21st Annual Community Gathering to Raise
Awareness of Violence against Women and Calls Community to
Solidarity
Special to The Truth
On Saturday, April 18, 2015, hundreds of people from
throughout northwest Ohio will gather at the UAW Local 12
Union Hall on Ashland Ave, for Toledo’s 21st Annual
Take Back the Night event. Several anti-racist events are
being held in Toledo on April 18; Take Back the Night stands
in solidarity with those events and invites all to join us
or any of the other events happening in Toledo that day.
The event opens at 6 p.m. with a resource fair featuring the
Clothesline Project, more than 200 shirts created by local
survivors of violence against women, the Silent Witness
Project, a group of silhouettes honoring northwest Ohio
women who have been murdered by their partners or former
partners, and the Bandanna Project, which arises awareness
to end sexual violence against farmworker and immigrant
women in the workplace. A community rally starts at 7 p.m.
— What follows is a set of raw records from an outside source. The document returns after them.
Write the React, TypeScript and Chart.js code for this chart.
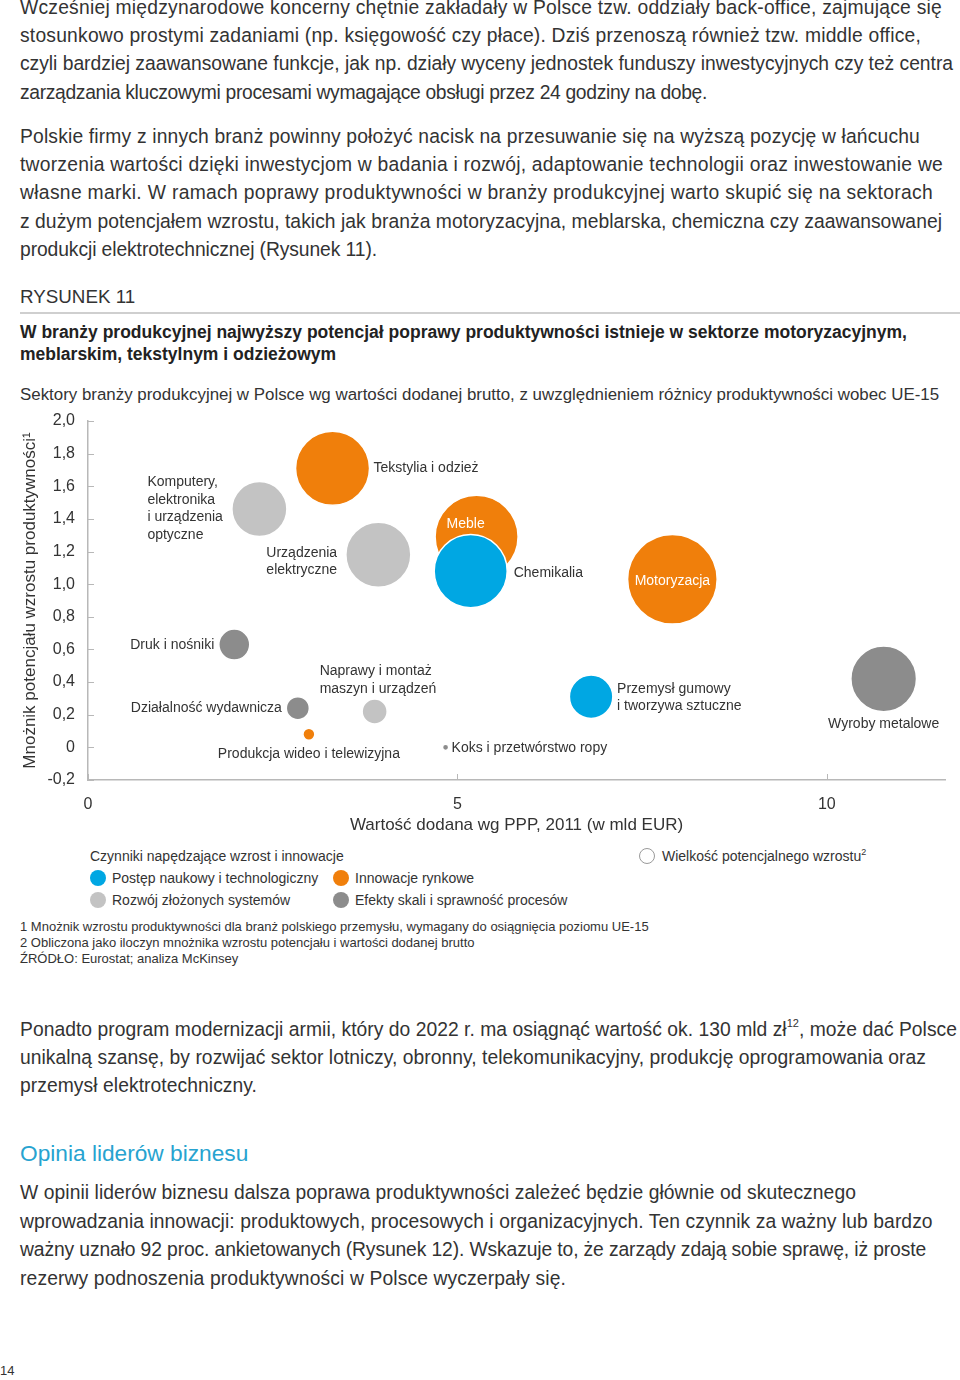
import React, { useEffect, useRef } from "react";
import { Chart, registerables } from "chart.js";

Chart.register(...registerables);

// ---------------- DATA ----------------
const sectorLabels: string[][] = [
  ["Tekstylia i odzież"],
  ["Komputery,", "elektronika", "i urządzenia", "optyczne"],
  ["Urządzenia", "elektryczne"],
  ["Meble"],
  ["Chemikalia"],
  ["Motoryzacja"],
  ["Druk i nośniki"],
  ["Działalność wydawnicza"],
  ["Naprawy i montaż", "maszyn i urządzeń"],
  ["Produkcja wideo i telewizyjna"],
  ["Koks i przetwórstwo ropy"],
  ["Przemysł gumowy", "i tworzywa sztuczne"],
  ["Wyroby metalowe"],
];
// Wartość dodana wg PPP, 2011 (mld EUR)
const valueAdded = [3.31, 2.32, 3.93, 5.26, 5.18, 7.91, 1.98, 2.84, 3.88, 2.99, 4.84, 6.81, 10.77];
// Mnożnik potencjału wzrostu produktywności
const multiplier = [1.71, 1.46, 1.18, 1.29, 1.08, 1.03, 0.63, 0.24, 0.22, 0.08, 0.0, 0.31, 0.42];
// Wielkość potencjalnego wzrostu
const growthPotential = [5.77, 3.19, 4.45, 7.26, 5.62, 8.46, 1.01, 0.56, 0.66, 0.15, 0.04, 1.99, 4.54];
// driver index: 0 = naukowy, 1 = rynkowe, 2 = systemy, 3 = skala
const driver = [1, 2, 2, 1, 0, 1, 3, 3, 2, 1, 3, 0, 3];
const driverNames = [
  "Postęp naukowy i technologiczny",
  "Innowacje rynkowe",
  "Rozwój złożonych systemów",
  "Efekty skali i sprawność procesów",
];
const yTickValues = [-0.2, 0, 0.2, 0.4, 0.6, 0.8, 1.0, 1.2, 1.4, 1.6, 1.8, 2.0];
const yTickLabels = ["-0,2", "0", "0,2", "0,4", "0,6", "0,8", "1,0", "1,2", "1,4", "1,6", "1,8", "2,0"];
const xTickValues = [0, 5, 10];
const xTickLabels = ["0", "5", "10"];

// ---------------- STYLE / LAYOUT ----------------
const driverColors = ["#00A7E3", "#F07F0B", "#C3C3C3", "#8C8C8C"];
const RADIUS_K = 15.4;
const labelLayout = [
  { dx: 41, dy: 0, align: "left" },
  { dx: -112, dy: -27, align: "left" },
  { dx: -112, dy: -2, align: "left" },
  { dx: -30, dy: -13, align: "left", inside: true },
  { dx: 43, dy: 2, align: "left" },
  { dx: 0, dy: 2, align: "center", inside: true },
  { dx: -20, dy: 1, align: "right" },
  { dx: -16, dy: 0, align: "right" },
  { dx: -55, dy: -40, align: "left" },
  { dx: 0, dy: 20, align: "center" },
  { dx: 6, dy: 1, align: "left" },
  { dx: 26, dy: -8, align: "left" },
  { dx: 0, dy: 45, align: "center" },
];
const FONT = '"Liberation Sans", Arial, Helvetica, sans-serif';
const TEXT = "#333333";
const AXIS = "#B8B8B8";

const bubbleLabels = {
  id: "bubbleLabels",
  afterDatasetsDraw(chart: any) {
    const { ctx } = chart;
    const xs = chart.scales.x;
    const ys = chart.scales.y;
    ctx.save();
    ctx.font = `14px ${FONT}`;
    ctx.textBaseline = "middle";
    sectorLabels.forEach((lines, i) => {
      const px = xs.getPixelForValue(valueAdded[i]);
      const py = ys.getPixelForValue(multiplier[i]);
      const L: any = labelLayout[i];
      ctx.fillStyle = L.inside ? "#FFFFFF" : TEXT;
      ctx.textAlign = L.align;
      lines.forEach((t, j) => ctx.fillText(t, px + L.dx, py + L.dy + j * 17.6));
    });
    ctx.restore();
  },
};

const innerTicks = {
  id: "innerTicks",
  afterDraw(chart: any) {
    const { ctx, chartArea } = chart;
    const xs = chart.scales.x;
    const ys = chart.scales.y;
    ctx.save();
    ctx.strokeStyle = AXIS;
    ctx.lineWidth = 1;
    yTickValues.forEach((v) => {
      const py = Math.round(ys.getPixelForValue(v)) + 0.5;
      ctx.beginPath();
      ctx.moveTo(chartArea.left, py);
      ctx.lineTo(chartArea.left + 6, py);
      ctx.stroke();
    });
    xTickValues.forEach((v) => {
      const px = Math.round(xs.getPixelForValue(v)) + 0.5;
      ctx.beginPath();
      ctx.moveTo(px, chartArea.bottom);
      ctx.lineTo(px, chartArea.bottom - 6);
      ctx.stroke();
    });
    ctx.restore();
  },
};

function BubbleChart() {
  const ref = useRef<HTMLCanvasElement | null>(null);
  useEffect(() => {
    if (!ref.current) return;
    const datasets = driverNames.map((name, d) => ({
      label: name,
      data: valueAdded
        .map((x, i) => ({ x, y: multiplier[i], r: RADIUS_K * Math.sqrt(growthPotential[i]), d: driver[i] }))
        .filter((p) => p.d === d),
      backgroundColor: driverColors[d],
      borderColor: "#FFFFFF",
      borderWidth: 1.5,
      hoverRadius: 0,
      clip: false,
    }));
    const chart = new Chart(ref.current, {
      type: "bubble",
      data: { datasets },
      plugins: [bubbleLabels, innerTicks],
      options: {
        animation: false,
        responsive: false,
        layout: { autoPadding: false, padding: { top: 16, right: 15, left: 0, bottom: 0 } },
        plugins: { legend: { display: false }, tooltip: { enabled: false } },
        scales: {
          x: {
            type: "linear",
            min: 0,
            max: 11.6,
            afterBuildTicks: (s: any) => {
              s.ticks = xTickValues.map((v) => ({ value: v }));
            },
            afterFit: (s: any) => {
              s.height = 60;
              s.paddingLeft = 0;
              s.paddingRight = 0;
            },
            grid: { display: true, drawOnChartArea: false, drawTicks: false },
            border: { display: true, color: AXIS, width: 1.5 },
            ticks: {
              padding: 15,
              color: TEXT,
              font: { family: FONT, size: 16 },
              callback: (_v: any, i: number) => xTickLabels[i],
            },
            title: {
              display: true,
              text: "Wartość dodana wg PPP, 2011 (w mld EUR)",
              color: TEXT,
              font: { family: FONT, size: 17 },
              padding: { top: 0, bottom: 4 },
            },
          },
          y: {
            type: "linear",
            min: -0.2,
            max: 2.0,
            afterBuildTicks: (s: any) => {
              s.ticks = yTickValues.map((v) => ({ value: v }));
            },
            afterFit: (s: any) => {
              s.width = 88;
              s.paddingTop = 0;
              s.paddingBottom = 0;
            },
            grid: { display: true, drawOnChartArea: false, drawTicks: false },
            border: { display: true, color: AXIS, width: 1.5 },
            ticks: {
              padding: 13,
              color: TEXT,
              font: { family: FONT, size: 16 },
              callback: (_v: any, i: number) => yTickLabels[i],
            },
            title: {
              display: true,
              text: "Mnożnik potencjału wzrostu produktywności¹",
              color: TEXT,
              font: { family: FONT, size: 17 },
              padding: { top: 20, bottom: 0 },
            },
          },
        },
      } as any,
    });
    return () => chart.destroy();
  }, []);
  return (
    <canvas
      ref={ref}
      width={960}
      height={435}
      style={{ position: "absolute", left: 0, top: 405, width: 960, height: 435 }}
    />
  );
}

let measureCtx: CanvasRenderingContext2D | null = null;
function measure(text: string, size: number): number {
  if (!measureCtx) measureCtx = document.createElement("canvas").getContext("2d");
  if (!measureCtx) return 0;
  measureCtx.font = `${size}px ${FONT}`;
  return measureCtx.measureText(text).width;
}

function T(props: { x?: number; y: number; size: number; children: any; style?: any }) {
  const { x = 20, y, size, children, style } = props;
  return (
    <div
      style={{
        position: "absolute",
        left: x,
        top: y,
        fontSize: size,
        lineHeight: 1,
        transform: "translateY(-50%)",
        whiteSpace: "nowrap",
        color: TEXT,
        fontFamily: FONT,
        ...style,
      }}
    >
      {children}
    </div>
  );
}

// body line fitted to the reference's right edge via letter-spacing
function FitLine({ y, size, text, right }: { y: number; size: number; text: string; right: number }) {
  const w = measure(text, size);
  const ls = (right - 20 - w) / text.length;
  return (
    <T y={y} size={size} style={{ letterSpacing: ls }}>
      {text}
    </T>
  );
}

function Dot({ x, y, color, hollow }: { x: number; y: number; color?: string; hollow?: boolean }) {
  return (
    <div
      style={{
        position: "absolute",
        left: x - 8,
        top: y - 8,
        width: 16,
        height: 16,
        borderRadius: "50%",
        boxSizing: "border-box",
        background: hollow ? "#FFFFFF" : color,
        border: hollow ? "1px solid #9A9A9A" : "none",
      }}
    />
  );
}

const para1 = [
  "Wcześniej międzynarodowe koncerny chętnie zakładały w Polsce tzw. oddziały back-office, zajmujące się",
  "stosunkowo prostymi zadaniami (np. księgowość czy płace). Dziś przenoszą również tzw. middle office,",
  "czyli bardziej zaawansowane funkcje, jak np. działy wyceny jednostek funduszy inwestycyjnych czy też centra",
  "zarządzania kluczowymi procesami wymagające obsługi przez 24 godziny na dobę.",
];
const para1Right = [942, 921, 953, 707];
const para2 = [
  "Polskie firmy z innych branż powinny położyć nacisk na przesuwanie się na wyższą pozycję w łańcuchu",
  "tworzenia wartości dzięki inwestycjom w badania i rozwój, adaptowanie technologii oraz inwestowanie we",
  "własne marki. W ramach poprawy produktywności w branży produkcyjnej warto skupić się na sektorach",
  "z dużym potencjałem wzrostu, takich jak branża motoryzacyjna, meblarska, chemiczna czy zaawansowanej",
  "produkcji elektrotechnicznej (Rysunek 11).",
];
const para2Right = [920, 943, 933, 942, 377];
const para3 = [
  "unikalną szansę, by rozwijać sektor lotniczy, obronny, telekomunikacyjny, produkcję oprogramowania oraz",
  "przemysł elektrotechniczny.",
];
const para3Right = [926, 257];
const para4 = [
  "W opinii liderów biznesu dalsza poprawa produktywności zależeć będzie głównie od skutecznego",
  "wprowadzania innowacji: produktowych, procesowych i organizacyjnych. Ten czynnik za ważny lub bardzo",
  "ważny uznało 92 proc. ankietowanych (Rysunek 12). Wskazuje to, że zarządy zdają sobie sprawę, iż proste",
  "rezerwy podnoszenia produktywności w Polsce wyczerpały się.",
];
const para4Right = [856, 933, 926, 566];

export default function App() {
  const LH = 28.2;
  const BODY = 19.3;
  const p3a = "Ponadto program modernizacji armii, który do 2022 r. ma osiągnąć wartość ok. 130 mld zł";
  const p3b = ", może dać Polsce";
  const p3w = measure(p3a + p3b, BODY) + measure("12", 11);
  const p3ls = (957 - 20 - p3w) / (p3a.length + p3b.length + 2);
  return (
    <div style={{ position: "absolute", left: 0, top: 0, width: 960, height: 1380, background: "#FFFFFF", overflow: "hidden" }}>
      {para1.map((t, i) => (
        <FitLine key={"a" + i} y={8 + i * LH} size={BODY} text={t} right={para1Right[i]} />
      ))}
      {para2.map((t, i) => (
        <FitLine key={"b" + i} y={137 + i * LH} size={BODY} text={t} right={para2Right[i]} />
      ))}
      <T y={297} size={18.8}>RYSUNEK 11</T>
      <div style={{ position: "absolute", left: 20, top: 312, width: 940, height: 2, background: "#CFCFCF" }} />
      <T y={333} size={17.5} style={{ fontWeight: "bold", color: "#222" }}>
        W branży produkcyjnej najwyższy potencjał poprawy produktywności istnieje w sektorze motoryzacyjnym,
      </T>
      <T y={355} size={17.5} style={{ fontWeight: "bold", color: "#222" }}>
        meblarskim, tekstylnym i odzieżowym
      </T>
      <T y={395} size={16.9}>
        Sektory branży produkcyjnej w Polsce wg wartości dodanej brutto, z uwzględnieniem różnicy produktywności wobec UE-15
      </T>

      <BubbleChart />

      <T x={90} y={856} size={14}>Czynniki napędzające wzrost i innowacje</T>
      <Dot x={98} y={878} color={driverColors[0]} />
      <T x={112} y={878} size={14}>{driverNames[0]}</T>
      <Dot x={341} y={878} color={driverColors[1]} />
      <T x={355} y={878} size={14}>{driverNames[1]}</T>
      <Dot x={98} y={900} color={driverColors[2]} />
      <T x={112} y={900} size={14}>{driverNames[2]}</T>
      <Dot x={341} y={900} color={driverColors[3]} />
      <T x={355} y={900} size={14}>{driverNames[3]}</T>
      <Dot x={647} y={856} hollow />
      <T x={662} y={856} size={14}>
        Wielkość potencjalnego wzrostu<sup style={{ fontSize: 9, verticalAlign: "top", position: "relative", top: -1 }}>2</sup>
      </T>

      <T y={926} size={13}>1 Mnożnik wzrostu produktywności dla branż polskiego przemysłu, wymagany do osiągnięcia poziomu UE-15</T>
      <T y={942} size={13}>2 Obliczona jako iloczyn mnożnika wzrostu potencjału i wartości dodanej brutto</T>
      <T y={958} size={13}>ŹRÓDŁO: Eurostat; analiza McKinsey</T>

      <T y={1030} size={BODY} style={{ letterSpacing: p3ls }}>
        {p3a}
        <sup style={{ fontSize: 11, verticalAlign: "top", position: "relative", top: -2 }}>12</sup>
        {p3b}
      </T>
      {para3.map((t, i) => (
        <FitLine key={"c" + i} y={1058 + i * LH} size={BODY} text={t} right={para3Right[i]} />
      ))}

      <T y={1153} size={22.7} style={{ color: "#27A3D0" }}>Opinia liderów biznesu</T>
      {para4.map((t, i) => (
        <FitLine key={"d" + i} y={1193 + i * 28.6} size={BODY} text={t} right={para4Right[i]} />
      ))}
      <T x={0} y={1370} size={13}>14</T>
    </div>
  );
}
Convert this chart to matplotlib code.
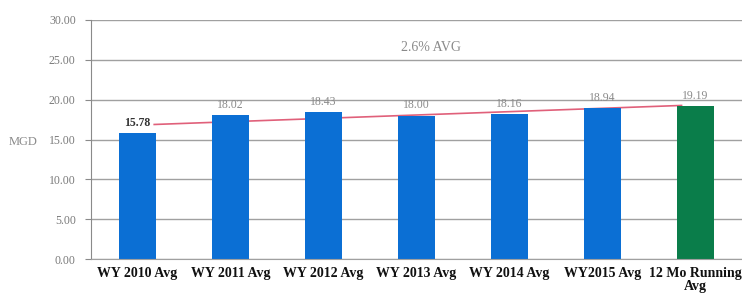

with speakers and musicians addressing violence against
women, followed by a women’s march, a women’s survivor
speak-out, and a men’s program.
Take Back the Night events are held in communities around the
world. In Toledo, Take Back the Night takes place in a
different neighborhood each year, demonstrating that
violence against women happens everywhere. The goals of TBTN
are to raise awareness about violence against women, to
support survivors of violence against women, and to
emphasize that everyone has a role in creating a community
free of violence. By walking in the streets together to take
back the night, women are also symbolically taking back
their homes and lives from violence.
“Take Back the Night reminds us that for too many women, neither
homes nor streets are safe places,” says Diane Docis, a
member of the TBTN organizing collective. “Millions of
women are stalked every year. A woman is battered, usually
by a male partner, every 15 seconds. One in six women in
the U.S. have survived rape or attempted rape--more than 80
percent committed by a perpetrator who knows the victim.
And even women who haven’t survived violence must live
everyday with the threat of violence. By taking back the
night, we are saying, ‘Enough. This is unacceptable.
’”
The rally is followed by a one-mile women’s march through the
neighborhood around the union hall. The Women’s March
returns to the UAW Local 12 Union Hall for a women’s
survivor speak-out in which survivors of violence against
women share their stories. During the women’s
march and speak-out, men are invited to attend a men’s
program to discuss how they can work to end violence.
The event is sponsored by community groups, social service
agencies, UT Feminist Alliance and university departments.